Zwar gab ihm sein diplomatisches Bemühen im Ukraine-Konflikt in den Umfragen Auftrieb. Seine Prozente bröckelten aber mit Dauer des Kriegs und dem Spürbarwerden der wirtschaftlichen Folgen. Seine größten Stärken dürften derzeit die Schwächen seiner meisten Gegner und das Versprechen von Stabilität sein. Dabei hat er auch klare Erfolge am Arbeitsmarkt sowie ein robustes Durchstarten der französischen Wirtschaft nach der Corona-Krise vorzuweisen.

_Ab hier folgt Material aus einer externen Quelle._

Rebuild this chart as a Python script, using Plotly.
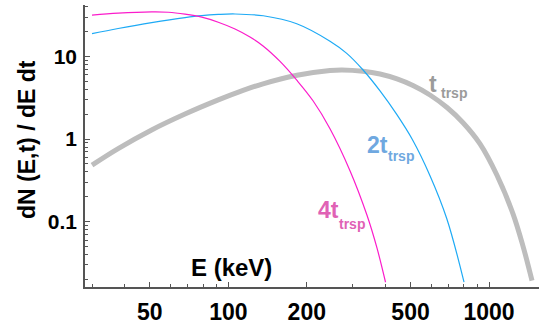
import math
import plotly.graph_objects as go

# Spectra dN(E,t)/dE dt at three times (E in keV)
e_t1 = [30, 37.8, 50.8, 68.2, 91.5, 113.9, 135.9, 183.4, 245.5, 273.0, 328.6,
        381.9, 443.7, 510.9, 593.8, 690.2, 795, 923.6, 1073, 1236, 1350, 1462]
v_t1 = [0.484, 0.767, 1.29, 2.01, 2.98, 3.89, 4.67, 5.93, 6.77, 6.88, 6.63,
        6.13, 5.35, 4.45, 3.42, 2.41, 1.579, 0.876, 0.365, 0.1247, 0.0507, 0.0193]

e_t2 = [30, 37.8, 50.8, 68.2, 79.1, 91.5, 106.1, 136.2, 183.0, 245.5, 284.6,
        329.5, 381.9, 442.6, 508.7, 593.8, 688.3, 802]
v_t2 = [18.9, 21.8, 25.7, 29.6, 31.3, 32.3, 32.7, 31.1, 24.9, 15.3, 10.9,
        6.81, 3.83, 1.99, 0.983, 0.361, 0.1094, 0.0186]

e_t4 = [30, 37.8, 50.8, 58.9, 68.2, 79.1, 91.5, 106.1, 121.1, 135.9, 157.9,
        183.4, 211.3, 245.5, 292.9, 340.4, 371.9, 400.9]
v_t4 = [31.6, 33.4, 34.6, 34.3, 32.5, 29.9, 26.0, 21.5, 17.2, 13.4, 8.71,
        5.13, 2.91, 1.337, 0.415, 0.1197, 0.0478, 0.0185]

x_ticks = [50, 100, 200, 500, 1000]
x_minor = [30, 40, 60, 70, 80, 90, 300, 400, 600, 700, 800, 900]
y_ticks = [0.1, 1, 10]
y_tick_text = ["0.1", "1", "10"]
y_minor = [0.02, 0.03, 0.04, 0.05, 0.06, 0.07, 0.08, 0.09,
           0.2, 0.3, 0.4, 0.5, 0.6, 0.7, 0.8, 0.9,
           2, 3, 4, 5, 6, 7, 8, 9, 20, 30, 40]

W, H = 539, 327
ML, MR, MT, MB = 85, 0, 5, 40
PW, PH = W - ML - MR, H - MT - MB
FONT = "Liberation Sans"
AXIS = "#555555"

fig = go.Figure()
fig.add_trace(go.Scatter(x=e_t1, y=v_t1, mode="lines",
                         line=dict(color="#bdbdbd", width=5, shape="spline")))
fig.add_trace(go.Scatter(x=e_t2, y=v_t2, mode="lines",
                         line=dict(color="#1eaaf5", width=1.2, shape="spline")))
fig.add_trace(go.Scatter(x=e_t4, y=v_t4, mode="lines",
                         line=dict(color="#fb1ccb", width=1.2, shape="spline")))


def px(x):
    return (x - ML) / PW


def py(y):
    return (H - MB - y) / PH


annotations = []


def label(text, x, y, size, color, angle=0):
    annotations.append(dict(text=text, x=px(x), y=py(y), xref="paper", yref="paper",
                            xanchor="center", yanchor="middle", showarrow=False,
                            textangle=angle,
                            font=dict(family=FONT, size=size, color=color, weight="bold")))


# curve labels: time followed by subscript
label("t", 433, 83.5, 23, "#9b9b9b")
label("trsp", 453.5, 92.5, 14, "#9b9b9b")
label("2t", 377.5, 145, 23, "#6fa8e0")
label("trsp", 400.5, 156, 14, "#6fa8e0")
label("4t", 328.5, 210, 23, "#e062b5")
label("trsp", 352, 224, 14, "#e062b5")

# axis titles
label("E (keV)", 231.5, 267.5, 24, "black")
label("dN (E,t) / dE dt", 27, 140, 23, "black", angle=-90)

fig.update_layout(
    width=W, height=H,
    margin=dict(l=ML, r=MR, t=MT, b=MB),
    paper_bgcolor="white", plot_bgcolor="white",
    showlegend=False,
    annotations=annotations,
)

fig.update_xaxes(
    type="log", range=[math.log10(28.2), math.log10(1555)],
    tickmode="array", tickvals=x_ticks, ticktext=[str(v) for v in x_ticks],
    ticks="inside", ticklen=5, tickwidth=1, tickcolor=AXIS,
    showline=True, linecolor=AXIS, linewidth=1.5,
    showgrid=False, zeroline=False, ticklabelstandoff=4,
    tickfont=dict(family=FONT, size=23, color="black", weight="bold"),
    minor=dict(tickmode="array", tickvals=x_minor, ticks="inside", ticklen=3,
               tickwidth=1, tickcolor=AXIS, showgrid=False),
)
fig.update_yaxes(
    type="log", range=[math.log10(0.0162), math.log10(42)],
    tickmode="array", tickvals=y_ticks, ticktext=y_tick_text,
    ticks="inside", ticklen=5, tickwidth=1, tickcolor=AXIS,
    showline=True, linecolor=AXIS, linewidth=1.5,
    showgrid=False, zeroline=False, ticklabelstandoff=2,
    tickfont=dict(family=FONT, size=21, color="black", weight="bold"),
    minor=dict(tickmode="array", tickvals=y_minor, ticks="inside", ticklen=3,
               tickwidth=1, tickcolor=AXIS, showgrid=False),
)

fig.write_html("out.html")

Unterdessen war die 53-jährige Langzeitpolitikerin Le Pen vom Rassemblement National schon lange vor der Wahl um ein gemäßigteres Auftreten bemüht und trieb so die "Entteufelung" der von ihrem Vater gegründeten und lange als rechtsextrem verorteten Partei voran. Ihr Ziel dabei war, auch für Schichten in der Mitte wählbar zu werden. Dabei spielte ihr der extrem rechte Politikneuling Éric Zemmour in die Karten, der sie zunächst in Umfragen überrundete. Während Zemmour mit zunehmend radikalem Gebaren verstörte, wurde Le Pen gleichsam zur wählbaren Alternative des Extremisten. Und während dieser weiter über Migration redete, schwenkte Le Pen in der Krise instinktiv auf das drängende Thema Kaufkraft um - ein Volltreffer.